6 thoughts on “Inching to the edge”

  1. I appreciate that you’ve included my writing as a resource on this blog. I will enjoy perusing the various other sites included here.
    There is a fallacy to the belief that we are all working toward an ultimate goal that, once reached, ends the game. It’s a limitation of the mind that reverses understanding in order to close off the question, rather than repose it. For example, evolution (that beautiful thing of CHANGE that lets you know time is happening) doesn’t have a purpose or an end. One might say that birds evolved wings so that they could fly, but there was no thought toward it, no effort. This way, it’s finished. Birds fly because they have wings and now the question is open, reposed to consider what’s next… who’s next?
    I like your realization that it isn’t until approaching the edge that an experience “costs” the submissive anything. By all reasonable calculations, by that same token there is nothing to be gained, either. I’m not dismissing all the wonderful things that can take place in the wide open space of a playing field. But when anything expands, it is the edges that are reaching out and gaining ground, distancing from the middle.

    1. Thanks for the followup comment Mistress Rex. Glad to see the wordpress trackback system worked correctly and linked the two posts together.

      Your point about ‘nothing to be gained’ made me smile, as I had a sentence saying almost exactly that after my original cost comment, but it got written out as I was redrafting that part. Things of value usually come with a price.

      The tricky part about evolution is that it might change you in a way you don’t necessarily appreciate or desire. It’s a childish viewpoint I’ll admit. As you say without change there’s no concept of time or progression. But when you’re enjoying a particular section of a journey, there’s always a fear the next bit won’t be as good. Evolution is inevitable, but doesn’t care much for the individuals involved.

      – paltego

  2. Isis Love is quite something! A really nice picture that is.

    I can definitely relate to what you say here. I felt very much the same way during another phase of my life. I was anxious to try everything I had always dreamed of. Happily I got a chance to sample most things at least once. Some I liked very much. Others pushed me right to the edge. I was happy to make the journey and never regretted trying something new.

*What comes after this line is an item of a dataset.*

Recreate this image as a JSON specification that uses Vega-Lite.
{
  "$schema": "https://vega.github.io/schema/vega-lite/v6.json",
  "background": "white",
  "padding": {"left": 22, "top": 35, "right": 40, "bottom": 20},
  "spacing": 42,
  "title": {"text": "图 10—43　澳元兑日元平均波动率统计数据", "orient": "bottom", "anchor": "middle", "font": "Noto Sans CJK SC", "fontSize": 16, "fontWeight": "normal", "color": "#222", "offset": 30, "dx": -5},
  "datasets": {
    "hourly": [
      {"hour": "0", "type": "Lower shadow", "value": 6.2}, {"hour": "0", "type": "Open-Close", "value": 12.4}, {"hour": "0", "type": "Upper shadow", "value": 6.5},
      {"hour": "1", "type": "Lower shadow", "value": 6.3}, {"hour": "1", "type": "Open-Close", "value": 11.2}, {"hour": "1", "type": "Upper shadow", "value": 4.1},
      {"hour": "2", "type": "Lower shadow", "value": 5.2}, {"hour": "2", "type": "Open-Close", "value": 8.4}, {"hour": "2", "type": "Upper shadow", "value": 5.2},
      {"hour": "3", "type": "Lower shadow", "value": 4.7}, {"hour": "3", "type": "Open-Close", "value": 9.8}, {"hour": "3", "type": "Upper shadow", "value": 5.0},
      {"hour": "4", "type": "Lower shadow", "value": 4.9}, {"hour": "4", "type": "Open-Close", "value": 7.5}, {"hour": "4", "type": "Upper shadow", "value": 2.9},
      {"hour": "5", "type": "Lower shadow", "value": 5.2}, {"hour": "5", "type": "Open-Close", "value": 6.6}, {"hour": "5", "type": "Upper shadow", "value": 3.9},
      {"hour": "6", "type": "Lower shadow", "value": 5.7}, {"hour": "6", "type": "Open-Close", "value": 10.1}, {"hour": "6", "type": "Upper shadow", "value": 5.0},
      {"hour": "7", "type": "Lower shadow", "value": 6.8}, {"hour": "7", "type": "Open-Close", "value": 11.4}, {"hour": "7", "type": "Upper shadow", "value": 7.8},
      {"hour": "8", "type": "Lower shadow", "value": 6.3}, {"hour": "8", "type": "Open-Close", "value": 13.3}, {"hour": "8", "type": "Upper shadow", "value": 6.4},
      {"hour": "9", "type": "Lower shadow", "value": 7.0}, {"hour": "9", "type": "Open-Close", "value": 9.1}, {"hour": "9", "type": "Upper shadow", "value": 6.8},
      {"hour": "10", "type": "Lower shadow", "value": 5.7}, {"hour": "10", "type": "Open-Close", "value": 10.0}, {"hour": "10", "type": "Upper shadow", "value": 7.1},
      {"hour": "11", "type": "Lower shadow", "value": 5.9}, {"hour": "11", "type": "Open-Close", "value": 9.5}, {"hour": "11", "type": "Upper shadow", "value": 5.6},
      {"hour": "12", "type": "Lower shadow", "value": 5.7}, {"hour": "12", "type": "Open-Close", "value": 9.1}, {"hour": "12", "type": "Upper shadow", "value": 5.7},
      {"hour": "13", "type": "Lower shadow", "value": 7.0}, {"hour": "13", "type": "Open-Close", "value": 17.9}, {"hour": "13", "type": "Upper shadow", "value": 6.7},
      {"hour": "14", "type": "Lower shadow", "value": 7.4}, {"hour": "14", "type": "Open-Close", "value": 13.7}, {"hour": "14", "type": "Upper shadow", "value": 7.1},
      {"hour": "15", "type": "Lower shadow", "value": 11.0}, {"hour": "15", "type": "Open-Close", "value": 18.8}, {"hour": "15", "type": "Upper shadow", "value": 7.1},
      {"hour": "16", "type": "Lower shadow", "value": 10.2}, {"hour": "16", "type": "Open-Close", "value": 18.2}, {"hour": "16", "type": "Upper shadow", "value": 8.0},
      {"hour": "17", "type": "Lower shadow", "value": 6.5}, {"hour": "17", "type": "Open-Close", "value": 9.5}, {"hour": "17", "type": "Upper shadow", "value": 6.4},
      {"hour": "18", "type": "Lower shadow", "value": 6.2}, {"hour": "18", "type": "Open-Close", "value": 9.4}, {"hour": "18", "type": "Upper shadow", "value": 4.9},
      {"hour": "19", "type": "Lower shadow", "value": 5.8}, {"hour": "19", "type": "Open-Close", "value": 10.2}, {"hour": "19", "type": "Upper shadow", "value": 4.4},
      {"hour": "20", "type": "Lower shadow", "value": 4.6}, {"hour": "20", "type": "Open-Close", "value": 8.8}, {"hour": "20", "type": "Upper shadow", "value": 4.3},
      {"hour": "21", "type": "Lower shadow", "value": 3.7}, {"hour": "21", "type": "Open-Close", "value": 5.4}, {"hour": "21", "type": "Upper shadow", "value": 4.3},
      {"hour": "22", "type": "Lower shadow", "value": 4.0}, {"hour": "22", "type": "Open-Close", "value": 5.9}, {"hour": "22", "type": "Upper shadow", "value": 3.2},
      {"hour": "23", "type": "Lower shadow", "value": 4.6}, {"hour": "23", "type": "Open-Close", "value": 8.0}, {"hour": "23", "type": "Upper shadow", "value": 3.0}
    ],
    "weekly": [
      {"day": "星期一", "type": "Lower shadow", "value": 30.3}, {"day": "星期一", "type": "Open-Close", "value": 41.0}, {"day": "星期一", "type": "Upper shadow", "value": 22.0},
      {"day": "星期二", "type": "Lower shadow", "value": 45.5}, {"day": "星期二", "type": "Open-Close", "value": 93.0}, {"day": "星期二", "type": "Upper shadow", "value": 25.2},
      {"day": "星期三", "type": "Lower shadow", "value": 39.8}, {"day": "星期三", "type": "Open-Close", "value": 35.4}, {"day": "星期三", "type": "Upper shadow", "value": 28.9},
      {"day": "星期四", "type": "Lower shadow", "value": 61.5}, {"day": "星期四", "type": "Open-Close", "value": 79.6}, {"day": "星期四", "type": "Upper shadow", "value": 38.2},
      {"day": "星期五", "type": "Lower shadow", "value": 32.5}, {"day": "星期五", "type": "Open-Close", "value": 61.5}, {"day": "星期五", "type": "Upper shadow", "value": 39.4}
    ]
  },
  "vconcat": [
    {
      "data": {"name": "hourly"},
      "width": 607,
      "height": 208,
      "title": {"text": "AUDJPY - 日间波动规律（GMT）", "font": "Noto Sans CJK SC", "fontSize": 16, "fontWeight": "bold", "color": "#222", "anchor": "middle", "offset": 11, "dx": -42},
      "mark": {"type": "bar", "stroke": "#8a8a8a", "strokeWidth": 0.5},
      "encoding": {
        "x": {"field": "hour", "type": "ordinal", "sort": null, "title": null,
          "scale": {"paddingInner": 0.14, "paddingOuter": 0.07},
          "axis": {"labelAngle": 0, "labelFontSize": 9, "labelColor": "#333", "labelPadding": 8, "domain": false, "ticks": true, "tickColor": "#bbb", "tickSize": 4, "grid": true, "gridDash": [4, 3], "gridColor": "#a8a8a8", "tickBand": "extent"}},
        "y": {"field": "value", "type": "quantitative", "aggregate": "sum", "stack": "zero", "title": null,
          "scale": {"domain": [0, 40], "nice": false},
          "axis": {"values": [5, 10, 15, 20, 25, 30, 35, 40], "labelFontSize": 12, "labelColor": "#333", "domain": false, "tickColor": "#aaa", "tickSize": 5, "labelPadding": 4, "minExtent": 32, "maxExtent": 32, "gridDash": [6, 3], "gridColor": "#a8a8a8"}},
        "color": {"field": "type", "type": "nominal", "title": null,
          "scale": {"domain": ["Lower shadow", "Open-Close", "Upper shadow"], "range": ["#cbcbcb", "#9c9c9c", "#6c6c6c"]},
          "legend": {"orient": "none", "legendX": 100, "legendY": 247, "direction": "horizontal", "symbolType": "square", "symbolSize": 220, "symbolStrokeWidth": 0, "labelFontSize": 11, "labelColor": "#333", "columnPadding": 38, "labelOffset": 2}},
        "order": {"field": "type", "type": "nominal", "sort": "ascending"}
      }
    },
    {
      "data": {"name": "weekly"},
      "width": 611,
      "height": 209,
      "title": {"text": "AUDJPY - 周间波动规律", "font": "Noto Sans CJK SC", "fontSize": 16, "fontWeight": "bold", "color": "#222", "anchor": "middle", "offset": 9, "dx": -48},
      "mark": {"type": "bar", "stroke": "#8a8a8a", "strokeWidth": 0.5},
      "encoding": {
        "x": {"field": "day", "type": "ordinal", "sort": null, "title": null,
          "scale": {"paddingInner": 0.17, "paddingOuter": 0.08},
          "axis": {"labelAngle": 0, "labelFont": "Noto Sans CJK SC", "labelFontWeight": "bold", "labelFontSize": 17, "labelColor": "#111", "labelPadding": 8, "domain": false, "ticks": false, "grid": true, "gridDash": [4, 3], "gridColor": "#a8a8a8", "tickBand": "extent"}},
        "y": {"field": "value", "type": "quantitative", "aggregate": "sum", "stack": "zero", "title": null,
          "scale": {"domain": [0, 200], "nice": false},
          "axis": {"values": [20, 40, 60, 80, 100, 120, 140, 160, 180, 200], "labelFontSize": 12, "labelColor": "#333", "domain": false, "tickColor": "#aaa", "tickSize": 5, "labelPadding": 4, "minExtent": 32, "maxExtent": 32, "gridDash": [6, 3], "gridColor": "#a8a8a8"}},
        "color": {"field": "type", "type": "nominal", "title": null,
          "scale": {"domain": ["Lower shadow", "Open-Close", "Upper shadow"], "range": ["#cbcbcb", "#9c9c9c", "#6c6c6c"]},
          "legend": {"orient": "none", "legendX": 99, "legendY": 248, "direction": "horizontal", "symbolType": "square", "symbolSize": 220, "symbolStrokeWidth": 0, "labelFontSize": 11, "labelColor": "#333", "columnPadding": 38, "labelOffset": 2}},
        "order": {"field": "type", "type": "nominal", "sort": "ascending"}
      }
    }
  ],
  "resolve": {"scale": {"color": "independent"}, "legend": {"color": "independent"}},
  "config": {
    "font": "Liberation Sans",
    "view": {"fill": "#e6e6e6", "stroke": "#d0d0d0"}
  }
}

    Now I am a bit more reserved and feel about D/s play much the way you do about fine wine and dining. I know where my comfort zone is. I know what I like and what I don’t like. I am no longer a client and am happily settled with a life style partner. I think that accounts for a lot of the difference in my attitude.

    1. There’s definitely different starting points for the interaction in pro sessions and lifestyle. In the pro session you have just a few hours to create the right dynamic. The mistress has to build it afresh each time, or at least start from a relatively low foundation for ongoing regular clients. In a lifestyle situation the dynamic already exists, and can evolve far more gradually. Although given I’m not (and have never been) in a lifestyle relationship it’s probably not an area I should attempt to venture opinions on!

      However, I will add when I look at (for example) Scott’s latest post (over at Mrs Kelly’s playhouse), he and Em clearly are pushing an edge (with the cage in his case). So it’s not a concept that’s necessarily contrary to a lifestyle situation. As you say, it’s a combination of both situation and life phase.

      I should also add (and it probably wasn’t clear enough in the post), that I’m not really talking about extreme play or particularly varied play. Much as like both of those, I think I could have written the same post if I only enjoyed a single activity. For example, even though I have issues with hoods and breathplay, it’s something I return to time and time again. In fact it’s precisely because it’s a difficult thing for me that I return to it. There’s a satisfaction to pushing just that bit further each time. Giving up a little more of myself and placing more trust in her hands.